### Work to be completed
Reproduce the material below line by line, beginning with its first line and ending with the line that contains "const markerY = [0, 0.147, 0.147, 0];"; leave out pictures.
--- BEGIN Supplied data ---
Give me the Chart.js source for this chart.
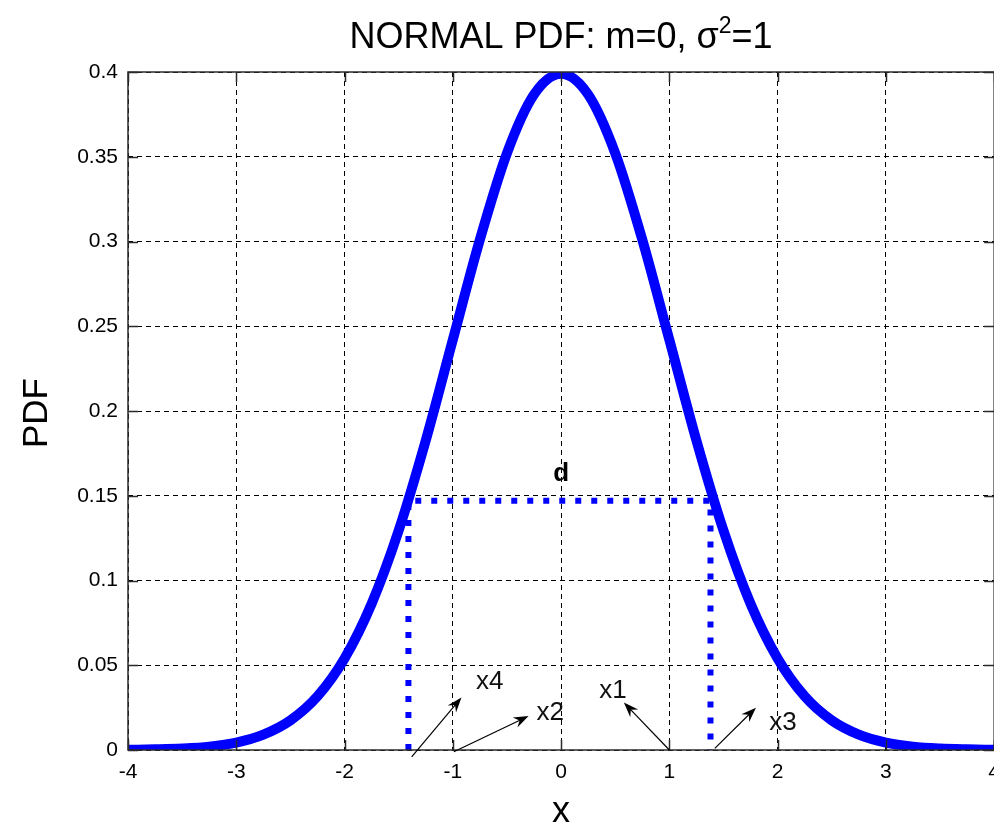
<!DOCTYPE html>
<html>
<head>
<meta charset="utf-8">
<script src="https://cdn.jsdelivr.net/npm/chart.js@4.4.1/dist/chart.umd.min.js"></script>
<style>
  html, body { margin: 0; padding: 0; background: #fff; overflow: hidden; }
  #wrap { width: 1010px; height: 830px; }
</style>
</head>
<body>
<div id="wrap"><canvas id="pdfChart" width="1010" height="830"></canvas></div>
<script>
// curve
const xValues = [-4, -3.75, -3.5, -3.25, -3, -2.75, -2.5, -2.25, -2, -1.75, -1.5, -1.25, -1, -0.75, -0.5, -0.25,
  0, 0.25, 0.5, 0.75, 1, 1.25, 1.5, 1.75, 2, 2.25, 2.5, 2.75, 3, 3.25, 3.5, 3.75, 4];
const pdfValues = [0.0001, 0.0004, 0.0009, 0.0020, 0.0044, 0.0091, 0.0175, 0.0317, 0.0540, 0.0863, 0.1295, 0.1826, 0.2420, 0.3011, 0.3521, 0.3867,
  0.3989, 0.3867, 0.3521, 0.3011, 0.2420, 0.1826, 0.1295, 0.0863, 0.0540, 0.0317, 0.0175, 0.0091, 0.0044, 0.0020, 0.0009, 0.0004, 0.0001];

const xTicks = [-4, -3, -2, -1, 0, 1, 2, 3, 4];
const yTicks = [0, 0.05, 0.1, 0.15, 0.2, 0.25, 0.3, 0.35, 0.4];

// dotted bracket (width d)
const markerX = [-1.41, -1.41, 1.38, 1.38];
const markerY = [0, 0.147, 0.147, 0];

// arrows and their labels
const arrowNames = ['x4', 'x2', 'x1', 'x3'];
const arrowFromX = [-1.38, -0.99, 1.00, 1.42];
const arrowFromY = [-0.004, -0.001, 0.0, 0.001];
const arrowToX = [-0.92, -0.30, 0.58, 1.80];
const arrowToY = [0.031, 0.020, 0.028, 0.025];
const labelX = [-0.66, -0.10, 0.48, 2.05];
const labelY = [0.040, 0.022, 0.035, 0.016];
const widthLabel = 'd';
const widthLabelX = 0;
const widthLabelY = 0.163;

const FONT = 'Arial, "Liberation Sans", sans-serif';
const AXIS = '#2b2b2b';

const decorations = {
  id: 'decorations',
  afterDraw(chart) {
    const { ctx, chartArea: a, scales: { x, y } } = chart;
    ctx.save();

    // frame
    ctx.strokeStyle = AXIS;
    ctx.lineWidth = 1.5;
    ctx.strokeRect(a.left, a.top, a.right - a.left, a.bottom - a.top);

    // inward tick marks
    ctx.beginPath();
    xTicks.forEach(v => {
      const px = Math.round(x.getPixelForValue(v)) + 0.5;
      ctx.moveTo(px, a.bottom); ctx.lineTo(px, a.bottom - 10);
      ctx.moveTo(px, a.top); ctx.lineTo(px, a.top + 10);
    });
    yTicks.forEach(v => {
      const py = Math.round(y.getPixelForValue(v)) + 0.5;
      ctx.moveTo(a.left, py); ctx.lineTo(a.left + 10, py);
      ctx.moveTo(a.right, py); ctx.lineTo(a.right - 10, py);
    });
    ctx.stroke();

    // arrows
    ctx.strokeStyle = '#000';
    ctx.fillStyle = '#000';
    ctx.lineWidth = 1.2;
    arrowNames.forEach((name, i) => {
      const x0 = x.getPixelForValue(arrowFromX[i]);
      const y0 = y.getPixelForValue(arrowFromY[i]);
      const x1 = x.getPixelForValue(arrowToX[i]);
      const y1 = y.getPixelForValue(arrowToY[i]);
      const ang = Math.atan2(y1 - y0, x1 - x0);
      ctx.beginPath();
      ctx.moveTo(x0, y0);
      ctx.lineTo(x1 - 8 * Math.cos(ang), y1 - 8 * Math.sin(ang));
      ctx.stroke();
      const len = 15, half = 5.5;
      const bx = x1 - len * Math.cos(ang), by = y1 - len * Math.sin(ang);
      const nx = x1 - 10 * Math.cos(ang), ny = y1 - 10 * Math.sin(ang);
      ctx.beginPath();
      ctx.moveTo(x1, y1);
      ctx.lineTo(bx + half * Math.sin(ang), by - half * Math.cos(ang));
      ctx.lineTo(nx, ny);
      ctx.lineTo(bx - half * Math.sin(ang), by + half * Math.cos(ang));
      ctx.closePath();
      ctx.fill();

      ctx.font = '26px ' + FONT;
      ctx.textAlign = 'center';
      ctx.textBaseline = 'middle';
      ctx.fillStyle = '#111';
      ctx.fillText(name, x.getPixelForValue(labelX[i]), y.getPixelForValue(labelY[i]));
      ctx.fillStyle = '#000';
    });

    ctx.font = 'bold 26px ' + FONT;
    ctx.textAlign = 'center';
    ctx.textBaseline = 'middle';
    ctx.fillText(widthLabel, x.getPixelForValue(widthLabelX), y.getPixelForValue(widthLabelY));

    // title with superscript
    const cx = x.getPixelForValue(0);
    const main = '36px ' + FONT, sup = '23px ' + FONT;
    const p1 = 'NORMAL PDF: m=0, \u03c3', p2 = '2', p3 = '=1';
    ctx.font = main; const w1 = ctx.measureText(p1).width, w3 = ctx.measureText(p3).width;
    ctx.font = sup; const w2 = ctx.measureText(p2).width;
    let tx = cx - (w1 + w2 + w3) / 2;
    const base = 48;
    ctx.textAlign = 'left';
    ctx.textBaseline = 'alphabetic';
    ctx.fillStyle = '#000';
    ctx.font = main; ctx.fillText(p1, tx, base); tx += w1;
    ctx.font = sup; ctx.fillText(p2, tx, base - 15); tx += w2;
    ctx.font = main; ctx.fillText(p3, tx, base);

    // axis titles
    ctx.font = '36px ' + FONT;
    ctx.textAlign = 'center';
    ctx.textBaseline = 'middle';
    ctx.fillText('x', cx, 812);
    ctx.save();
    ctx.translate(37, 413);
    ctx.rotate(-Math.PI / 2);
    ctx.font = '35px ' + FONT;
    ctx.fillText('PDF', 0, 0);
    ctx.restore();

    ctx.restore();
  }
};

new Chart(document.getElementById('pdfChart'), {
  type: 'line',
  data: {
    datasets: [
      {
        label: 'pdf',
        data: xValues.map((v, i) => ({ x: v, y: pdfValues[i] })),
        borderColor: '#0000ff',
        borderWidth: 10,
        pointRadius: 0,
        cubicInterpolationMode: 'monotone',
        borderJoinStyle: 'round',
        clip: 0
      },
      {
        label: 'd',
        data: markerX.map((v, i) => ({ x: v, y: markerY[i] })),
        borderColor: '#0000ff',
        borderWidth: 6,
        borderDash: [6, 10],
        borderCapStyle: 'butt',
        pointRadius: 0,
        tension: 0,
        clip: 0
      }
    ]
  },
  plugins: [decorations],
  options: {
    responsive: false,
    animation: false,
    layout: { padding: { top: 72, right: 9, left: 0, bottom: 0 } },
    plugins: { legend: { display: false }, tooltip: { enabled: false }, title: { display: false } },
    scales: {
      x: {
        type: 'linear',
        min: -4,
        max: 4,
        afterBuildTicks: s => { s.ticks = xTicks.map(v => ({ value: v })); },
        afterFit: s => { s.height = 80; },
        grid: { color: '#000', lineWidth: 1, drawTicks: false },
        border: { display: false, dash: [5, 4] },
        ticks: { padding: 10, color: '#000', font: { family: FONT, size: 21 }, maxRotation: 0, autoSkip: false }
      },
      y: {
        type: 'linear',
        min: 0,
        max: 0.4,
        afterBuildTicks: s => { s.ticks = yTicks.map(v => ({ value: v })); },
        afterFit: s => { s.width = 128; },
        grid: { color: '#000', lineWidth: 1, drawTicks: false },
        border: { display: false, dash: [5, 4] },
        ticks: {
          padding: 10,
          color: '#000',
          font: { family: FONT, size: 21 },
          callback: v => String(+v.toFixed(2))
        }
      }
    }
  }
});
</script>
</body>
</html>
--- END Supplied data ---
### Full output
Give me the Chart.js source for this chart.
<!DOCTYPE html>
<html>
<head>
<meta charset="utf-8">
<script src="https://cdn.jsdelivr.net/npm/chart.js@4.4.1/dist/chart.umd.min.js"></script>
<style>
  html, body { margin: 0; padding: 0; background: #fff; overflow: hidden; }
  #wrap { width: 1010px; height: 830px; }
</style>
</head>
<body>
<div id="wrap"><canvas id="pdfChart" width="1010" height="830"></canvas></div>
<script>
// curve
const xValues = [-4, -3.75, -3.5, -3.25, -3, -2.75, -2.5, -2.25, -2, -1.75, -1.5, -1.25, -1, -0.75, -0.5, -0.25,
  0, 0.25, 0.5, 0.75, 1, 1.25, 1.5, 1.75, 2, 2.25, 2.5, 2.75, 3, 3.25, 3.5, 3.75, 4];
const pdfValues = [0.0001, 0.0004, 0.0009, 0.0020, 0.0044, 0.0091, 0.0175, 0.0317, 0.0540, 0.0863, 0.1295, 0.1826, 0.2420, 0.3011, 0.3521, 0.3867,
  0.3989, 0.3867, 0.3521, 0.3011, 0.2420, 0.1826, 0.1295, 0.0863, 0.0540, 0.0317, 0.0175, 0.0091, 0.0044, 0.0020, 0.0009, 0.0004, 0.0001];

const xTicks = [-4, -3, -2, -1, 0, 1, 2, 3, 4];
const yTicks = [0, 0.05, 0.1, 0.15, 0.2, 0.25, 0.3, 0.35, 0.4];

// dotted bracket (width d)
const markerX = [-1.41, -1.41, 1.38, 1.38];
const markerY = [0, 0.147, 0.147, 0];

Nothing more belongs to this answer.